If you’re looking to add instant charm to the exterior of your North Fork home, you might want to consider purchasing a set of Adirondack chairs.
They’re a quick addition to any porch or lawn and create a comfortable, welcoming ambience for about $300 a seat.
Realtors have known this for years. Some even keep them on hand for showcasing properties.
Jerry Cibulski of Century 21 Albertson Realty in Southold said his company has two white Adirondack chairs that it uses during open houses.
The chairs accentuate a green lawn and can also create a comfortable, welcoming atmosphere on a deck or overlooking the water, he said.
“They’re not too modern and not too rustic,” Mr. Cibulski said. “They fit well in a beach environment, which the North Fork speaks to.”
Although the classic summer recliner with board armrests has historically been made of wood, local patio store owners say that recycled plastic Adirondacks have outsold the traditional wooden ones over the past few seasons.
Nichole Elliston, who runs Hampton Hearth in Southold with her husband, Robert, said more people are interested in the synthetic material mainly because of its durability.
You can plop these chairs on your lawn or on the beach and won’t have to worry about the wind carrying them away. Ms. Elliston said most of the chairs she sells weigh about 60 pounds.
“It lasts forever,” Ms. Elliston said. “Recycled plastic is very popular right now. It’s definitely green. We’re recycling plastic and we’re not cutting down trees.”
In addition to environmental and ethical reasons, Ms. Elliston said more customers prefer these types of chairs because they are low maintenance. The wooden types have to be painted, and repainted, over time.
But some North Forkers still prefer traditional Adirondack chairs, which were invented in the early 1900s.
According to a story published last year in The New York Times, a family man named Thomas Lee built the first Adirondack chair in Westport, N.Y.
“Nailing boards together on the front lawn, he asked other members of his family to test prototypes and tell him which were the most comfortable,” the article states. “With this research as a guide, he built a chair with a sloping seat and back. Each chair was made from a single pine board and with the wide armrests that became a hallmark of the Adirondack style. His chair was an immediate success with the family.”

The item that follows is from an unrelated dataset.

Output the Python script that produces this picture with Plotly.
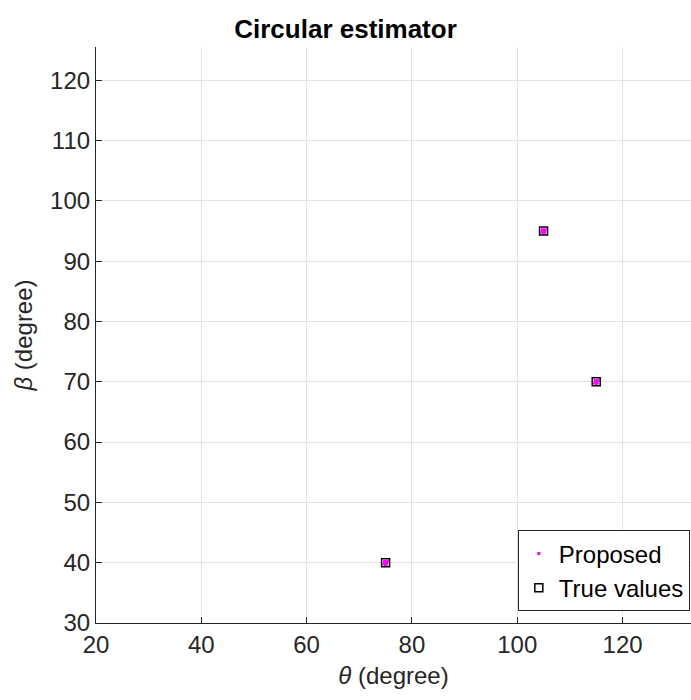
import plotly.graph_objects as go

# Data
true_theta = [75, 105, 115]
true_beta = [40, 95, 70]

prop_theta = [74.7, 75.0, 75.3, 74.8, 75.2, 75.0,
              104.7, 105.0, 105.3, 104.8, 105.2, 105.0,
              114.7, 115.0, 115.3, 114.8, 115.2, 115.0]
prop_beta = [39.8, 40.0, 40.2, 40.2, 39.8, 39.7,
             94.8, 95.0, 95.2, 95.2, 94.8, 94.7,
             69.8, 70.0, 70.2, 70.2, 69.8, 69.7]

x_ticks = [20, 40, 60, 80, 100, 120]
y_ticks = [30, 40, 50, 60, 70, 80, 90, 100, 110, 120]

font = "Liberation Sans, Arial, sans-serif"

fig = go.Figure()
fig.add_trace(go.Scatter(
    x=prop_theta, y=prop_beta, mode="markers", name="Proposed",
    marker=dict(symbol="square", size=3, color="#ff00ff", line=dict(width=0)),
))
fig.add_trace(go.Scatter(
    x=true_theta, y=true_beta, mode="markers", name="True values",
    marker=dict(symbol="square-open", size=8, color="black", line=dict(width=1.5, color="black")),
))

fig.update_layout(
    width=691, height=700,
    margin=dict(l=96, r=0, t=47, b=77),
    paper_bgcolor="white", plot_bgcolor="white",
    font=dict(family=font, size=24, color="#262626"),
    title=dict(text="<b>Circular estimator</b>", x=0.5, xanchor="center",
               y=1 - 29 / 700, yanchor="middle",
               font=dict(family=font, size=26, color="black")),
    xaxis=dict(range=[20, 133.0], tickvals=x_ticks, showgrid=True,
               gridcolor="#e3e3e3", gridwidth=1, zeroline=False,
               showline=True, linecolor="#262626", linewidth=1.2,
               ticks="inside", ticklen=6, tickcolor="#262626",
               title=dict(text="<i>θ</i> (degree)", standoff=10,
                          font=dict(family=font, size=24, color="#262626"))),
    yaxis=dict(range=[30, 125.5], tickvals=y_ticks, showgrid=True,
               gridcolor="#e3e3e3", gridwidth=1, zeroline=False,
               showline=True, linecolor="#262626", linewidth=1.2,
               ticks="inside", ticklen=6, tickcolor="#262626",
               title=dict(text="<i>β</i> (degree)", standoff=10,
                          font=dict(family=font, size=24, color="#262626"))),
    legend=dict(x=0.998, y=0.02, xanchor="right", yanchor="bottom",
                bgcolor="white", bordercolor="#262626", borderwidth=1,
                font=dict(family=font, size=24, color="black"),
                itemsizing="trace", tracegroupgap=0),
    showlegend=True,
)

fig.write_html("out.html")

Although this season’s color trends are shades of aqua and sky blue, most Adirondack chair seekers want white.
Ms. Elliston said white is the classic color choice mainly because it’s a neutral shade that matches the trim of most homes.
Ed Delaney, owner of Kaufman Allied in Riverhead, said sales of wooden Adirondack chairs have held steady over the past few years.
Tropical hardwoods like teak are popular because they require little maintenance, he said, adding that chairs made of softer woods, such as redwood or cedar, have to be stained more often because their porousness makes them more susceptible to water damage.
“We don’t sell them as much,” Mr. Delaney said. “We’ve sold a ton of the recycled plastic chairs; well over 150 so far.”
Mr. Delaney said he believes the popularity of the chairs is related to their comfort.
“The way they are designed — the contour — you can sit in the chair without a cushion for a long time,” he said.